#### [Stated problem]
Begin with the first line of the material and copy each line word for word through the line that contains "ax.plot(x, y, 'o', ms=9, mfc='none', mec=blue, mew=2, zorder=3)"; the pictures are left out.

#### [Available data]
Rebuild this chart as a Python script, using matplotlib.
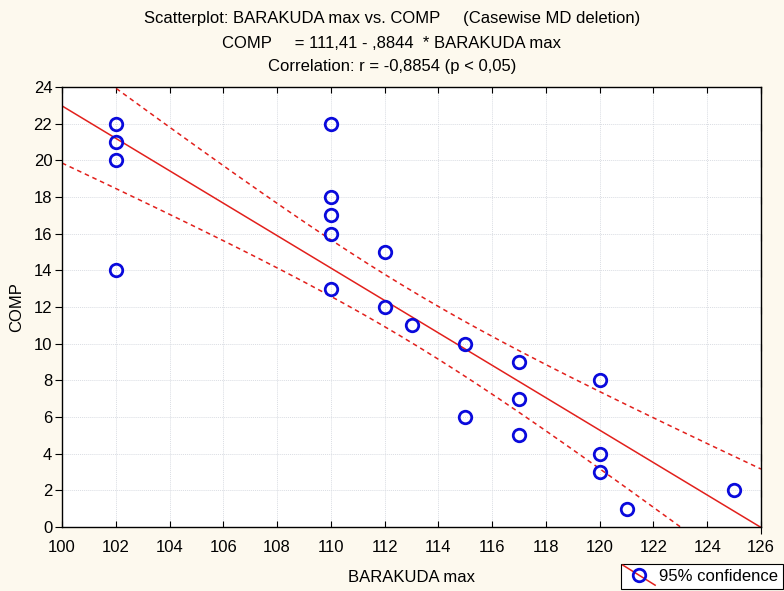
import numpy as np
import matplotlib
matplotlib.use("Agg")
import matplotlib.pyplot as plt
from matplotlib.lines import Line2D
from matplotlib.legend_handler import HandlerBase

plt.rcParams['font.family'] = ['Liberation Sans', 'DejaVu Sans']

barakuda = [102, 102, 102, 102, 110, 110, 110, 110, 110, 112, 112, 113,
            115, 115, 117, 117, 117, 120, 120, 120, 121, 125]
comp = [22, 21, 20, 14, 22, 18, 17, 16, 13, 15, 12, 11,
        10, 6, 9, 7, 5, 8, 4, 3, 1, 2]
intercept = 111.41
slope = -0.8844
t_crit = 2.086  # t(0.975, df=20)

x = np.array(barakuda, float)
y = np.array(comp, float)
n = len(x)
xx = np.linspace(100, 126, 300)
yhat = intercept + slope * xx
resid = y - (intercept + slope * x)
s = np.sqrt(np.sum(resid ** 2) / (n - 2))
sxx = np.sum((x - x.mean()) ** 2)
half = t_crit * s * np.sqrt(1 / n + (xx - x.mean()) ** 2 / sxx)

bg = '#FDF9EE'
fig = plt.figure(figsize=(7.84, 5.91), dpi=100, facecolor=bg)
ax = fig.add_axes([62 / 784, 64 / 591, 699 / 784, 440 / 591])
ax.set_facecolor('white')

red = '#E2201C'
blue = '#0A0ADC'
ax.plot(xx, yhat, color=red, lw=1.1, zorder=2)
ax.plot(xx, yhat + half, color=red, lw=1.1, ls=(0, (3, 2.5)), zorder=2)
ax.plot(xx, yhat - half, color=red, lw=1.1, ls=(0, (3, 2.5)), zorder=2)
ax.plot(x, y, 'o', ms=9, mfc='none', mec=blue, mew=2, zorder=3)

ax.set_xlim(100, 126)
ax.set_ylim(0, 24)
ax.set_xticks(np.arange(100, 127, 2))
ax.set_yticks(np.arange(0, 25, 2))
ax.grid(True, color='#DADDE3', lw=0.7, ls=(0, (1, 1)))
ax.tick_params(axis='x', direction='in', length=4, top=True, labelsize=12, pad=9)
ax.tick_params(axis='y', direction='out', length=5, labelsize=12, pad=2)
ax.tick_params(axis='y', which='major', right=True)
for t in ax.yaxis.get_major_ticks():
    t.tick2line.set_marker(3)  # inward tick on right spine
for sp in ax.spines.values():
    sp.set_linewidth(1.0)
    sp.set_color('black')

ax.set_xlabel('BARAKUDA max', fontsize=12, labelpad=11)
ax.set_ylabel('COMP', fontsize=12, labelpad=7)

fig.text(0.5, 1 - 18 / 591, 'Scatterplot: BARAKUDA max vs. COMP     (Casewise MD deletion)',
         ha='center', va='center', fontsize=12)
fig.text(0.5, 1 - 43 / 591, 'COMP     = 111,41 - ,8844  * BARAKUDA max',
         ha='center', va='center', fontsize=12)
fig.text(0.5, 1 - 67 / 591, 'Correlation: r = -0,8854 (p < 0,05)',
         ha='center', va='center', fontsize=12)


class DiagHandler(HandlerBase):
    def create_artists(self, legend, orig_handle, xdescent, ydescent, width, height, fontsize, trans):
        l = Line2D([-2, width + 2], [height + 3, -3], color=red, lw=1.1, transform=trans)
        m = Line2D([width / 2], [height / 2], marker='o', ms=9, mfc='none', mec=blue, mew=2,
                   ls='none', transform=trans)
        return [l, m]


h = Line2D([], [])
leg = fig.legend([h], ['95% confidence'], handler_map={Line2D: DiagHandler()},
                 loc='lower right', bbox_to_anchor=(783 / 784, 2 / 591), fontsize=12,
                 frameon=True, fancybox=False, edgecolor='black', framealpha=1,
                 handlelength=1.6, handletextpad=0.4, borderpad=0.3, borderaxespad=0)
leg.get_frame().set_linewidth(0.8)

fig.savefig('out.png', dpi=100, facecolor=bg)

#### [Written response]
Rebuild this chart as a Python script, using matplotlib.
import numpy as np
import matplotlib
matplotlib.use("Agg")
import matplotlib.pyplot as plt
from matplotlib.lines import Line2D
from matplotlib.legend_handler import HandlerBase

plt.rcParams['font.family'] = ['Liberation Sans', 'DejaVu Sans']

barakuda = [102, 102, 102, 102, 110, 110, 110, 110, 110, 112, 112, 113,
            115, 115, 117, 117, 117, 120, 120, 120, 121, 125]
comp = [22, 21, 20, 14, 22, 18, 17, 16, 13, 15, 12, 11,
        10, 6, 9, 7, 5, 8, 4, 3, 1, 2]
intercept = 111.41
slope = -0.8844
t_crit = 2.086  # t(0.975, df=20)

x = np.array(barakuda, float)
y = np.array(comp, float)
n = len(x)
xx = np.linspace(100, 126, 300)
yhat = intercept + slope * xx
resid = y - (intercept + slope * x)
s = np.sqrt(np.sum(resid ** 2) / (n - 2))
sxx = np.sum((x - x.mean()) ** 2)
half = t_crit * s * np.sqrt(1 / n + (xx - x.mean()) ** 2 / sxx)

bg = '#FDF9EE'
fig = plt.figure(figsize=(7.84, 5.91), dpi=100, facecolor=bg)
ax = fig.add_axes([62 / 784, 64 / 591, 699 / 784, 440 / 591])
ax.set_facecolor('white')

red = '#E2201C'
blue = '#0A0ADC'
ax.plot(xx, yhat, color=red, lw=1.1, zorder=2)
ax.plot(xx, yhat + half, color=red, lw=1.1, ls=(0, (3, 2.5)), zorder=2)
ax.plot(xx, yhat - half, color=red, lw=1.1, ls=(0, (3, 2.5)), zorder=2)
ax.plot(x, y, 'o', ms=9, mfc='none', mec=blue, mew=2, zorder=3)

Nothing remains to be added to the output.